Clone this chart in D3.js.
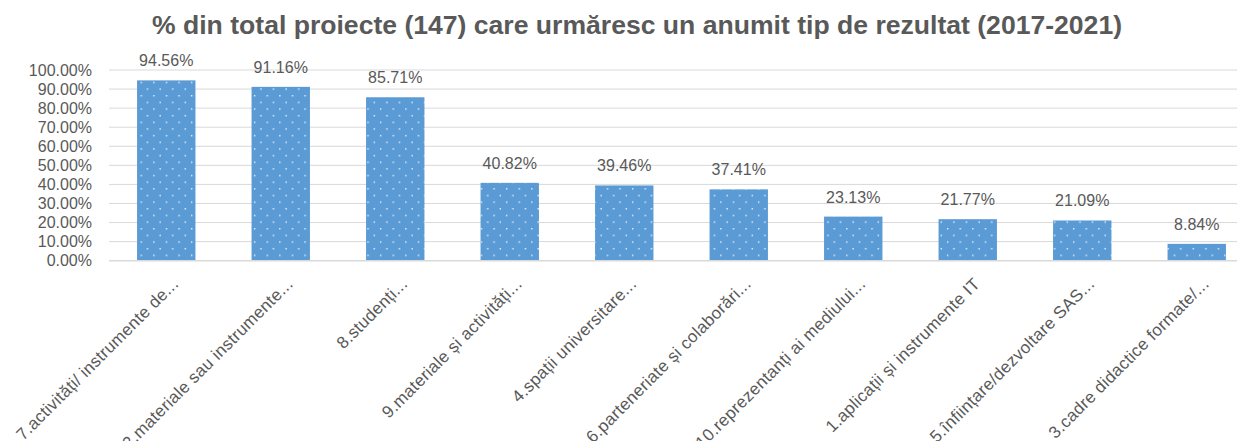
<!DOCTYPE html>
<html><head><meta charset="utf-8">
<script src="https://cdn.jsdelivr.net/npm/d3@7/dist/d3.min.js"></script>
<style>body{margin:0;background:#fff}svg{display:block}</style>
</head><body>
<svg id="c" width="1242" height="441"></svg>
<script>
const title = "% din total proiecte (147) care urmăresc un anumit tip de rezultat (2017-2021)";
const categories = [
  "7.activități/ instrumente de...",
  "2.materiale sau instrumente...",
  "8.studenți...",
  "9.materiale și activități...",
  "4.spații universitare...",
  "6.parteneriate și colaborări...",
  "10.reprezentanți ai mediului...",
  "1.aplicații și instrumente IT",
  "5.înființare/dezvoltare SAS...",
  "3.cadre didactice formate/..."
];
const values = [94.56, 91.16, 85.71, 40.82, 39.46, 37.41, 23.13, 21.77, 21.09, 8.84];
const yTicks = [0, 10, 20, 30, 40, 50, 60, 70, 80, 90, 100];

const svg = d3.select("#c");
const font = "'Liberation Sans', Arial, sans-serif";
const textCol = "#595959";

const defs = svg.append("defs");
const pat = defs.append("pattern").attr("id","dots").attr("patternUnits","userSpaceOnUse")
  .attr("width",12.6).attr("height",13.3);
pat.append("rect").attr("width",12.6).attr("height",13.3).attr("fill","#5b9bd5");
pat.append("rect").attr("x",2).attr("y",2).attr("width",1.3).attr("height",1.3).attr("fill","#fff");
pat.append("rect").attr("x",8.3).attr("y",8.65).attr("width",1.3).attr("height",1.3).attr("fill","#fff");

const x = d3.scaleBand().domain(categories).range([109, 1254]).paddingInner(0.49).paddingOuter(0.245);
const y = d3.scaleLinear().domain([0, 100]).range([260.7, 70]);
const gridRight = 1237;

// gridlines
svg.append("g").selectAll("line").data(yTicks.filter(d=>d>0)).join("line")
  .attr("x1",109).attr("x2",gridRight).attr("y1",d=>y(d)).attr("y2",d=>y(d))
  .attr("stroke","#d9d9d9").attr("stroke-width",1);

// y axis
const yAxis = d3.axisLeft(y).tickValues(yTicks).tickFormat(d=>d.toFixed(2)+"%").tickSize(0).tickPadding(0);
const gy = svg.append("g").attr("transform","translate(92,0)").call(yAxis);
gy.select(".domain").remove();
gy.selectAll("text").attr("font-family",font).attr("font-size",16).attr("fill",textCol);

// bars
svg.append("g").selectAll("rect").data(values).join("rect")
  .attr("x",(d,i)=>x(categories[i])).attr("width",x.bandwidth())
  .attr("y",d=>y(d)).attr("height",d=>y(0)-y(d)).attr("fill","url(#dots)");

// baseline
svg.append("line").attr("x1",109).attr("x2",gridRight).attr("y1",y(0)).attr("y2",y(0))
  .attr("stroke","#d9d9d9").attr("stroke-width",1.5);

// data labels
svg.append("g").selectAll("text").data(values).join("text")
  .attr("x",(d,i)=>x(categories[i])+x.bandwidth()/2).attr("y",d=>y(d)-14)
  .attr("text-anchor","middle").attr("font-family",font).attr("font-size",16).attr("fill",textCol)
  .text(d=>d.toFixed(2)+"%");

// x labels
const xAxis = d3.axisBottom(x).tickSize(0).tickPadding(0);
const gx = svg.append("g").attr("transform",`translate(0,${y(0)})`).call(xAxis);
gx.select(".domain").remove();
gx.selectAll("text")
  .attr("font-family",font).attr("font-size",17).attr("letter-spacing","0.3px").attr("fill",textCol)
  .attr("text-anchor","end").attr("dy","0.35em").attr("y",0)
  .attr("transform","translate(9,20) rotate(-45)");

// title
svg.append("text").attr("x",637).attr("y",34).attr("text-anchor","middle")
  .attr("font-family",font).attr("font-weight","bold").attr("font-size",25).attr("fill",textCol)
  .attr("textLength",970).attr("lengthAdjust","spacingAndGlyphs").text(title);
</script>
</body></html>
------------------------
◆ **SHORT EXERCISE**: Repeat all of the data above word for word, minus the pictures.

◆ **FINAL RESULT**:
Clone this chart in D3.js.
<!DOCTYPE html>
<html><head><meta charset="utf-8">
<script src="https://cdn.jsdelivr.net/npm/d3@7/dist/d3.min.js"></script>
<style>body{margin:0;background:#fff}svg{display:block}</style>
</head><body>
<svg id="c" width="1242" height="441"></svg>
<script>
const title = "% din total proiecte (147) care urmăresc un anumit tip de rezultat (2017-2021)";
const categories = [
  "7.activități/ instrumente de...",
  "2.materiale sau instrumente...",
  "8.studenți...",
  "9.materiale și activități...",
  "4.spații universitare...",
  "6.parteneriate și colaborări...",
  "10.reprezentanți ai mediului...",
  "1.aplicații și instrumente IT",
  "5.înființare/dezvoltare SAS...",
  "3.cadre didactice formate/..."
];
const values = [94.56, 91.16, 85.71, 40.82, 39.46, 37.41, 23.13, 21.77, 21.09, 8.84];
const yTicks = [0, 10, 20, 30, 40, 50, 60, 70, 80, 90, 100];

const svg = d3.select("#c");
const font = "'Liberation Sans', Arial, sans-serif";
const textCol = "#595959";

const defs = svg.append("defs");
const pat = defs.append("pattern").attr("id","dots").attr("patternUnits","userSpaceOnUse")
  .attr("width",12.6).attr("height",13.3);
pat.append("rect").attr("width",12.6).attr("height",13.3).attr("fill","#5b9bd5");
pat.append("rect").attr("x",2).attr("y",2).attr("width",1.3).attr("height",1.3).attr("fill","#fff");
pat.append("rect").attr("x",8.3).attr("y",8.65).attr("width",1.3).attr("height",1.3).attr("fill","#fff");

const x = d3.scaleBand().domain(categories).range([109, 1254]).paddingInner(0.49).paddingOuter(0.245);
const y = d3.scaleLinear().domain([0, 100]).range([260.7, 70]);
const gridRight = 1237;

// gridlines
svg.append("g").selectAll("line").data(yTicks.filter(d=>d>0)).join("line")
  .attr("x1",109).attr("x2",gridRight).attr("y1",d=>y(d)).attr("y2",d=>y(d))
  .attr("stroke","#d9d9d9").attr("stroke-width",1);

// y axis
const yAxis = d3.axisLeft(y).tickValues(yTicks).tickFormat(d=>d.toFixed(2)+"%").tickSize(0).tickPadding(0);
const gy = svg.append("g").attr("transform","translate(92,0)").call(yAxis);
gy.select(".domain").remove();
gy.selectAll("text").attr("font-family",font).attr("font-size",16).attr("fill",textCol);

// bars
svg.append("g").selectAll("rect").data(values).join("rect")
  .attr("x",(d,i)=>x(categories[i])).attr("width",x.bandwidth())
  .attr("y",d=>y(d)).attr("height",d=>y(0)-y(d)).attr("fill","url(#dots)");

// baseline
svg.append("line").attr("x1",109).attr("x2",gridRight).attr("y1",y(0)).attr("y2",y(0))
  .attr("stroke","#d9d9d9").attr("stroke-width",1.5);

// data labels
svg.append("g").selectAll("text").data(values).join("text")
  .attr("x",(d,i)=>x(categories[i])+x.bandwidth()/2).attr("y",d=>y(d)-14)
  .attr("text-anchor","middle").attr("font-family",font).attr("font-size",16).attr("fill",textCol)
  .text(d=>d.toFixed(2)+"%");

// x labels
const xAxis = d3.axisBottom(x).tickSize(0).tickPadding(0);
const gx = svg.append("g").attr("transform",`translate(0,${y(0)})`).call(xAxis);
gx.select(".domain").remove();
gx.selectAll("text")
  .attr("font-family",font).attr("font-size",17).attr("letter-spacing","0.3px").attr("fill",textCol)
  .attr("text-anchor","end").attr("dy","0.35em").attr("y",0)
  .attr("transform","translate(9,20) rotate(-45)");

// title
svg.append("text").attr("x",637).attr("y",34).attr("text-anchor","middle")
  .attr("font-family",font).attr("font-weight","bold").attr("font-size",25).attr("fill",textCol)
  .attr("textLength",970).attr("lengthAdjust","spacingAndGlyphs").text(title);
</script>
</body></html>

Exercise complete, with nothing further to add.